More and more people are beginning to question whether the war in Iraq should continue. It seems to have developed problems peculiar to Iraq. Some people say the administration conducted it poorly. But maybe the real problem lies in the very nature of war itself. Maybe war always turns bad, and perhaps the reason this happens is because war just doesn’t work.

Military force may well be necessary for defense. And it does seem true that the best defense is a strong offense. Yet there also seems to be some invisible threshold beyond which wars begin to assume a life of their own and are no longer under the control of those who started them.

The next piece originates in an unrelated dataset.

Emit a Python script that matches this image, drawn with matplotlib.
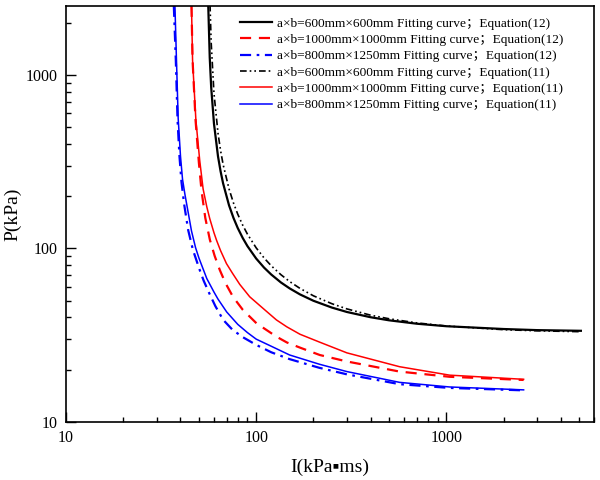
import matplotlib
matplotlib.use("Agg")
import matplotlib.pyplot as plt
from matplotlib import ticker

plt.rcParams['font.family'] = ['Liberation Serif', 'DejaVu Serif', 'Noto Sans CJK SC']

# eq(12), a x b = 600 x 600
I_600_12 = [56, 57, 58, 60, 63, 65, 67, 72, 76, 80, 85, 90, 100, 110, 120, 135, 150, 170, 200, 250,
            300, 400, 500, 700, 1000, 2000, 3000, 5100]
P_600_12 = [2483, 1258, 850, 523, 339, 278, 237, 177, 149.7, 131, 114.7, 103, 87.4, 77.5, 70.7, 63.6,
            58.8, 54.3, 49.9, 45.6, 43.0, 40.1, 38.5, 36.8, 35.6, 34.3, 33.8, 33.5]

# eq(11), a x b = 600 x 600
I_600_11 = [57.2, 58, 60, 63, 65, 67, 72, 76, 80, 85, 90, 100, 110, 120, 135, 150, 170, 200, 250,
            300, 400, 500, 700, 1000, 2000, 3000, 5100]
P_600_11 = [2532, 1532, 782, 461, 365.8, 305, 220, 182.5, 157.5, 135.9, 120.7, 100.7, 88.1, 79.4, 70.5,
            64.4, 58.8, 53.3, 48.0, 44.8, 41.2, 39.3, 37.2, 35.7, 34.0, 33.5, 33.1]

# eq(12), 1000 x 1000
I_1000_12 = [45.7, 46.3, 48.0, 50, 51.6, 54, 57.1, 60.5, 64.4, 69, 75.6, 85, 100.4, 115, 127.8, 145,
             170, 216, 300, 568, 1040, 2550]
P_1000_12 = [2500, 1214, 548, 310, 215, 150, 112, 90.5, 75, 63, 52.5, 44.3, 37.0, 33.5, 31.0, 28.7,
             26.8, 24.3, 22.3, 19.5, 18.2, 17.45]

# eq(11), 1000 x 1000
I_1000_11 = [45.7, 46.3, 48.2, 50.5, 52.6, 55, 57, 60, 62, 65, 69.8, 75, 82, 92.5, 110, 127.8, 145,
             170, 216, 300, 568, 1040, 2550]
P_1000_11 = [2500, 1214, 548, 320, 220, 173.6, 148.5, 123, 110.8, 97, 81.7, 72, 62, 52.6, 44.6, 38.7,
             35.3, 32.0, 28.8, 25.0, 20.8, 18.6, 17.6]

# eq(12), 800 x 1250
I_800_12 = [36.9, 37.8, 38.6, 39.5, 40.5, 41.8, 43.9, 46.5, 50.5, 53, 56.6, 61, 67, 75, 85, 100, 120,
            150, 215, 300, 568, 1040, 2550]
P_800_12 = [2500, 1214, 548, 340, 240, 180, 127.5, 98, 75, 65, 55.3, 46.5, 38.8, 34.0, 30.8, 27.8,
            25.2, 23.0, 20.5, 18.8, 16.5, 15.7, 15.2]

# eq(11), 800 x 1250
I_800_11 = [37.4, 38.1, 38.9, 40, 41, 42.2, 45.7, 48, 50, 55, 60, 63, 70, 80, 90, 100, 120, 150, 215,
            300, 568, 1040, 2550]
P_800_11 = [2500, 1214, 560, 340, 250, 205, 126, 101, 88, 67, 56, 51, 43, 36.5, 32.7, 30, 27.3, 24.3,
            21.5, 19.5, 16.9, 15.9, 15.3]

fig = plt.figure(figsize=(6, 4.8), dpi=100)
ax = fig.add_axes([0.11, 0.121, 0.8805, 0.867])

ax.plot(I_600_12, P_600_12, color='black', lw=1.6, ls='-',
        label='a×b=600mm×600mm Fitting curve；Equation(12)')
ax.plot(I_1000_12, P_1000_12, color='red', lw=1.6, ls=(0, (5, 3.5)),
        label='a×b=1000mm×1000mm Fitting curve；Equation(12)')
ax.plot(I_800_12, P_800_12, color='blue', lw=1.6, ls=(0, (5, 2.5, 1.2, 2.5)),
        label='a×b=800mm×1250mm Fitting curve；Equation(12)')
ax.plot(I_600_11, P_600_11, color='black', lw=1.2, ls=(0, (4, 1.8, 1, 1.8, 1, 1.8)),
        label='a×b=600mm×600mm Fitting curve；Equation(11)')
ax.plot(I_1000_11, P_1000_11, color='red', lw=1.1, ls='-',
        label='a×b=1000mm×1000mm Fitting curve；Equation(11)')
ax.plot(I_800_11, P_800_11, color='blue', lw=1.1, ls='-',
        label='a×b=800mm×1250mm Fitting curve；Equation(11)')

ax.set_xscale('log')
ax.set_yscale('log')
ax.set_xlim(10, 6000)
ax.set_ylim(10, 2500)
ax.xaxis.set_major_formatter(ticker.FormatStrFormatter('%d'))
ax.yaxis.set_major_formatter(ticker.FormatStrFormatter('%d'))
ax.xaxis.set_minor_formatter(ticker.NullFormatter())
ax.yaxis.set_minor_formatter(ticker.NullFormatter())

ax.tick_params(which='both', direction='in', top=False, right=False, labelsize=11.5, pad=6)
ax.tick_params(which='major', length=7, width=1)
ax.tick_params(which='minor', length=3.5, width=1)
for s in ax.spines.values():
    s.set_linewidth(1.2)

ax.set_xlabel('I(kPa▪ms)', fontsize=14, labelpad=9,
              family=['Liberation Serif', 'DejaVu Sans'])
ax.set_ylabel('P(kPa)', fontsize=14, labelpad=3)

ax.legend(loc='upper left', bbox_to_anchor=(0.33, 0.972), frameon=False,
          handlelength=2.4, handletextpad=0.35, labelspacing=0.3,
          borderpad=0, borderaxespad=0,
          prop={'family': ['Liberation Serif', 'Noto Sans CJK SC'], 'size': 9.6})

fig.savefig('out.png', dpi=100)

Wars develop a “patriotic sacredness” and become a nation’s holy mission. The nation must “stay the course,” even if that course has not yet been found. War grows to dominate whole economies, it makes religion avert its pious eyes, it drives politics, reshapes nations and totally destroys its own environment (which is really the economic base of the world).

War glorifies killing, it honors the wasting of innocent children. War encourages surreptitious torture, as long as it can be kept secret, and it too often turns its own citizens against each other. Maybe the real problem with war is not just the war we happen to be in at the moment, but the very nature of war itself.

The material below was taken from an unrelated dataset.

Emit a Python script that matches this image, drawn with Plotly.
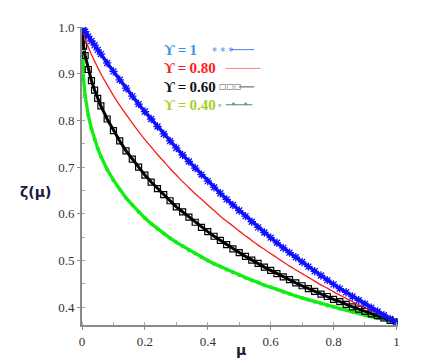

War is uneven in its seizure and redistribution of a nation’s resources. It authorizes, even “requires” suspension of certain rights, regulations and laws. War always rewards a few already powerful people in certain industries and it punishes the nation’s poorest citizens who must fight in the war because they need a little money or education or any way at all to get out of the mess into which they were born. Too often they return after their duty to the same place they left, but now they are injured, sometimes damaged deeply in their souls. Too often they are abandoned after a patriotic pat on the back and a small pitch of money. Too many veterans soon find their way into the prisons they had gone to war to avoid, or they wander the streets, hiding from authorities.

War generates blame. It blames its leaders who always are proven to be wrong about important points that led into the war. War always blames the “intelligence” which was always wrong. Often it seems that intelligence was “wrong on purpose” such as the Gulf of Tonkin “attack”, or the Iraqi WMD. War makes a nation blame its allies who always fail to provide adequate support or who want too much in recompense for that support. One's native country becomes “friends” with strange nations, and it offends many of its old friends. It even blames the enemies who never fight “fairly”, especially after you invade their country and destroy their women and children and their homeland. Sometimes they provide “unwarranted” insurrection and even call for terrorists to come help them fight the invad So maybe the real problem with the war in Iraq is not really Iraq, perhaps not even the administration, maybe it is the very nature of war itself.

Can we do anything? Of course we can. I have some ideas, and so do you, but the purpose of this letter is simply to frame the following proposition: That war in its very nature is evil, it cannot bring forth good results and it will always corrupt all that it encounters - therefore we must solve our problems in another way.